How does a Mirrorless Camera work?
Now that we have explained the basic structure of a mirrorless camera lets take a look at how it works. Like any camera, light falls into the aperture of the lens to finally reach the sensor inside the camera body. When the shutter-release button is pressed, either electronic or mechanical shutter exposes the sensor to incoming light. The image processor then writes out the data from the sensor into a viewable format, like JPEG or RAW. This is a very simple explanation of a very complex system. Note that a large number of electronic circuitry working in synchronicity gives the final image you see on the camera.

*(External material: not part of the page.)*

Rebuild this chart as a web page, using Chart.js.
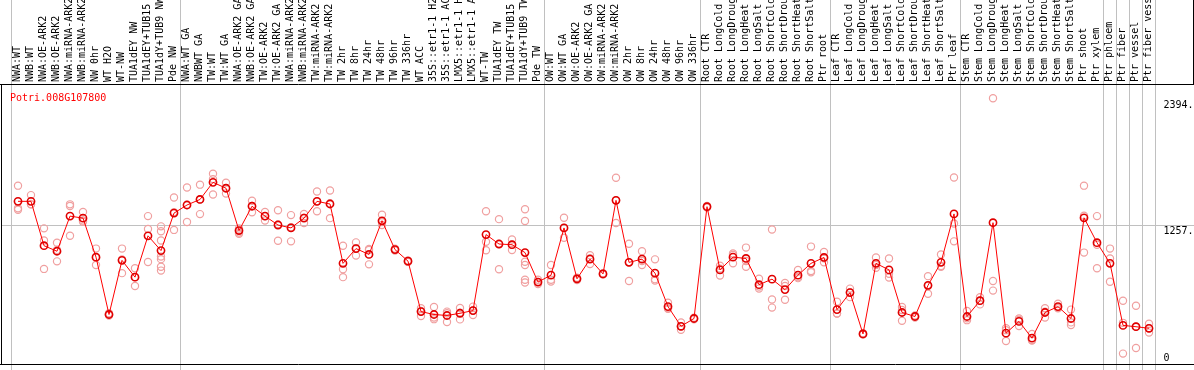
<!DOCTYPE html>
<html>
<head>
<meta charset="utf-8">
<script src="https://cdn.jsdelivr.net/npm/chart.js@4.4.1/dist/chart.umd.min.js"></script>
<style>
  html, body { margin: 0; padding: 0; background: #fff; }
  #wrap { width: 1194px; height: 370px; position: relative; }
</style>
</head>
<body>
<div id="wrap"><canvas id="chart"></canvas></div>
<script>
const geneId = 'Potri.008G107800';

// sample names as shown (truncated to 14 chars like the original)
const samples = [
  'NWA:WT', 'NWB:WT', 'NWA:OE-ARK2', 'NWB:OE-ARK2', 'NWA:miRNA-ARK2', 'NWB:miRNA-ARK2',
  'NW 0hr', 'WT H2O', 'WT-NW', 'TUA1dEY NW', 'TUA1dEY+TUB15', 'TUA1dY+TUB9 NW', 'Pde NW',
  'NWA:WT GA', 'NWBWT GA', 'TW:WT', 'TW:WT GA', 'NWA:OE-ARK2 GA', 'NWB:OE-ARK2 GA',
  'TW:OE-ARK2', 'TW:OE-ARK2 GA', 'NWA:miRNA-ARK2', 'NWB:miRNA-ARK2', 'TW:miRNA-ARK2',
  'TW:miRNA-ARK2', 'TW 2hr', 'TW 8hr', 'TW 24hr', 'TW 48hr', 'TW 96hr', 'TW 336hr',
  'WT ACC', '35S::etr1-1 H2', '35S::etr1-1 AC', 'LMX5::etr1-1 H', 'LMX5::etr1-1 A',
  'WT-TW', 'TUA1dEY TW', 'TUA1dEY+TUB15', 'TUA1dY+TUB9 TW', 'Pde TW',
  'OW:WT', 'OW:WT GA', 'OW:OE-ARK2', 'OW:OE-ARK2 GA', 'OW:miRNA-ARK2', 'OW:miRNA-ARK2',
  'OW 2hr', 'OW 8hr', 'OW 24hr', 'OW 48hr', 'OW 96hr', 'OW 336hr',
  'Root CTR', 'Root LongCold', 'Root LongDroug', 'Root LongHeat', 'Root LongSalt',
  'Root ShortCold', 'Root ShortDrou', 'Root ShortHeat', 'Root ShortSalt', 'Ptr root',
  'Leaf CTR', 'Leaf LongCold', 'Leaf LongDroug', 'Leaf LongHeat', 'Leaf LongSalt',
  'Leaf ShortCold', 'Leaf ShortDrou', 'Leaf ShortHeat', 'Leaf ShortSalt', 'Ptr leaf',
  'Stem CTR', 'Stem LongCold', 'Stem LongDroug', 'Stem LongHeat', 'Stem LongSalt',
  'Stem ShortCold', 'Stem ShortDrou', 'Stem ShortHeat', 'Stem ShortSalt', 'Ptr shoot',
  'Ptr xylem', 'Ptr phloem', 'Ptr fiber', 'Ptr vessel', 'Ptr fiber vess'
];

const means = [
  1467, 1467, 1068, 1018, 1334, 1316, 965, 449, 936, 785, 1157, 1024, 1361,
  1434, 1484, 1638, 1585, 1204, 1423, 1334, 1254, 1228, 1316, 1467, 1443,
  909, 1042, 989, 1292, 1033, 929, 475, 449, 440, 460, 484, 1168, 1083, 1077, 1006, 741,
  803, 1228, 770, 947, 814, 1476, 918, 947, 821, 520, 343, 413,
  1419, 850, 965, 953, 717, 767, 673, 803, 909, 962,
  493, 646, 274, 909, 850, 467, 431, 711, 918, 1354,
  431, 573, 1275, 281, 387, 236, 467, 520, 413, 1319,
  1095, 909, 351, 339, 325
];

const replicates = [
  [1608, 1405, 1392], [1523, 1440, 1440], [1224, 1115, 859], [1095, 927, 1030],
  [1440, 1425, 1157], [1372, 1284, 1295], [1042, 960, 894], [460, 449, 440],
  [1042, 821, 945], [865, 706, 785], [1334, 1219, 921],
  [1242, 1198, 1115, 970, 947, 879, 844], [1502, 1210, 1370],
  [1591, 1281, 1434], [1617, 1352, 1484], [1715, 1667, 1529], [1635, 1538, 1585],
  [1222, 1186, 1175], [1472, 1369, 1425], [1372, 1295, 1334], [1387, 1113, 1260],
  [1343, 1107, 1235], [1354, 1272, 1320], [1555, 1378, 1467], [1564, 1316, 1450],
  [1068, 856, 785], [1098, 980, 1045], [1038, 900, 1030], [1346, 1254, 1280],
  [1040, 1033, 1025], [935, 929, 922], [505, 436, 480], [516, 422, 407],
  [475, 381, 460], [507, 405, 465], [520, 445, 485], [1378, 1104, 1027],
  [1307, 856, 1083], [1124, 1029, 1077], [1396, 1290, 923, 894, 761, 737], [761, 741, 723],
  [894, 761, 746], [1319, 1139, 1228], [780, 770, 760], [983, 903, 955],
  [820, 814, 808], [1679, 1272, 1476], [1086, 750, 918], [1018, 894, 930],
  [945, 755, 767], [555, 505, 500], [378, 312, 340], [420, 413, 406],
  [1425, 1419, 1412], [888, 799, 860], [998, 909, 985], [1051, 879, 930],
  [770, 682, 700], [1213, 584, 511], [732, 582, 705], [850, 776, 785],
  [1060, 841, 829], [1012, 918, 955],
  [564, 458, 458], [682, 605, 650], [280, 274, 268], [962, 870, 895],
  [953, 782, 815], [516, 392, 490], [440, 422, 431], [794, 635, 705],
  [989, 879, 885], [1682, 1268, 1107],
  [481, 398, 415], [605, 540, 573], [2394, 750, 664], [325, 210, 308],
  [413, 345, 400], [274, 215, 220], [505, 422, 475], [546, 505, 510],
  [493, 378, 354], [1608, 1337, 1006],
  [1334, 1077, 865], [1042, 953, 744], [573, 374, 97], [528, 148, 340], [366, 286, 325]
];

// separators drawn before these sample indices
const groupBreaks = [0, 13, 41, 53, 63, 73, 84, 85, 86, 87, 88];

const yMaxValue = Math.max(...replicates.flat());   // 2394
const yTop = yMaxValue * 1.05;
const yTicks = [0, Math.round(yTop / 2), yMaxValue];
const yTickLabels = ['0', '1257.', '2394.'];

const FONT = '10px "DejaVu Sans Mono", monospace';

const framePlugin = {
  id: 'frame',
  beforeDraw(chart) {
    const { ctx, chartArea: a, scales: { x, y } } = chart;
    ctx.save();
    ctx.strokeStyle = '#c0c0c0';
    ctx.lineWidth = 1;
    ctx.beginPath();
    groupBreaks.forEach(k => {
      const px = Math.round(x.getPixelForValue(k - 0.5)) - 0.5;
      ctx.moveTo(px, 0);
      ctx.lineTo(px, chart.height);
    });
    const gy = Math.round(y.getPixelForValue(yTicks[1])) + 0.5;
    ctx.moveTo(2, gy);
    ctx.lineTo(chart.width, gy);
    ctx.stroke();
    ctx.restore();
  },
  afterDraw(chart) {
    const { ctx, chartArea: a, scales: { y } } = chart;
    ctx.save();
    ctx.strokeStyle = '#000';
    ctx.lineWidth = 1;
    ctx.beginPath();
    const top = Math.round(a.top) - 0.5;
    const bot = Math.round(a.bottom) + 0.5;
    ctx.moveTo(0, top); ctx.lineTo(chart.width, top);
    ctx.moveTo(0, bot); ctx.lineTo(chart.width, bot);
    ctx.moveTo(1.5, top); ctx.lineTo(1.5, bot);
    ctx.moveTo(chart.width - 0.5, 0); ctx.lineTo(chart.width - 0.5, top);
    ctx.stroke();

    ctx.font = FONT;
    ctx.textBaseline = 'top';
    ctx.textAlign = 'left';
    ctx.fillStyle = '#ff0000';
    ctx.fillText(geneId, 10, a.top + 8);

    ctx.fillStyle = '#000';
    yTicks.forEach((v, i) => {
      const py = Math.min(y.getPixelForValue(v) + 2, a.bottom - 11);
      ctx.fillText(yTickLabels[i], a.right + 8, py);
    });
    ctx.restore();
  }
};

new Chart(document.getElementById('chart'), {
  type: 'line',
  data: {
    datasets: [
      {
        label: 'mean',
        data: means.map((v, i) => ({ x: i, y: v })),
        borderColor: '#ff0000',
        borderWidth: 1,
        pointRadius: 3.6,
        pointBorderWidth: 1.6,
        pointBorderColor: '#e00000',
        pointBackgroundColor: 'rgba(0,0,0,0)',
        tension: 0
      },
      {
        label: 'replicates',
        data: replicates.flatMap((reps, i) => reps.map(v => ({ x: i, y: v }))),
        showLine: false,
        pointRadius: 3.6,
        pointBorderWidth: 1.2,
        pointBorderColor: '#f0a0a0',
        pointBackgroundColor: 'rgba(0,0,0,0)'
      }
    ]
  },
  options: {
    responsive: true,
    maintainAspectRatio: false,
    animation: false,
    events: [],
    layout: { padding: { left: 11.5, right: 0, top: 0, bottom: 1 } },
    plugins: { legend: { display: false }, tooltip: { enabled: false } },
    scales: {
      x: {
        type: 'linear',
        position: 'top',
        min: -0.5,
        max: samples.length - 0.5,
        afterBuildTicks: s => { s.ticks = samples.map((_, i) => ({ value: i })); },
        afterFit: s => { s.height = 85; },
        grid: { display: false, drawTicks: false },
        border: { display: false },
        ticks: {
          autoSkip: false,
          minRotation: 90,
          maxRotation: 90,
          padding: 3,
          labelOffset: 11,
          color: '#000',
          font: { family: '"DejaVu Sans Mono", monospace', size: 10 },
          callback: v => samples[v]
        }
      },
      y: {
        position: 'right',
        min: 0,
        max: yTop,
        afterFit: s => { s.width = 38.5; },
        grid: { display: false, drawTicks: false },
        border: { display: false },
        ticks: { display: false }
      }
    }
  },
  plugins: [framePlugin]
});
</script>
</body>
</html>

Even though the mirrorless cameras are closing in tight with DSLRs in terms of performance, they do have some disadvantages. Reducing the body size limited the space for the battery in mirrorless cameras. Initial models had poor battery life. However, things are changing as batteries are getting better day by day. Poor performance in low light conditions is another issue that mirrorless cameras face. But now we have full-frame mirrorless cameras like Sony a7S III in the market that are praised for their exceptional and incomparable low light performance. EVF is a key feature of mirrorless cameras. However, EVF can be unreliable while capturing very fast action, like racing. The processor lag and refresh rates of the screen limit the performance of EVF.
Having discussed all that, please be informed that all these disadvantages are due to the limitations of the present technology. Soon enough, things will change for the better. Make sure that you understand your options before choosing a camera.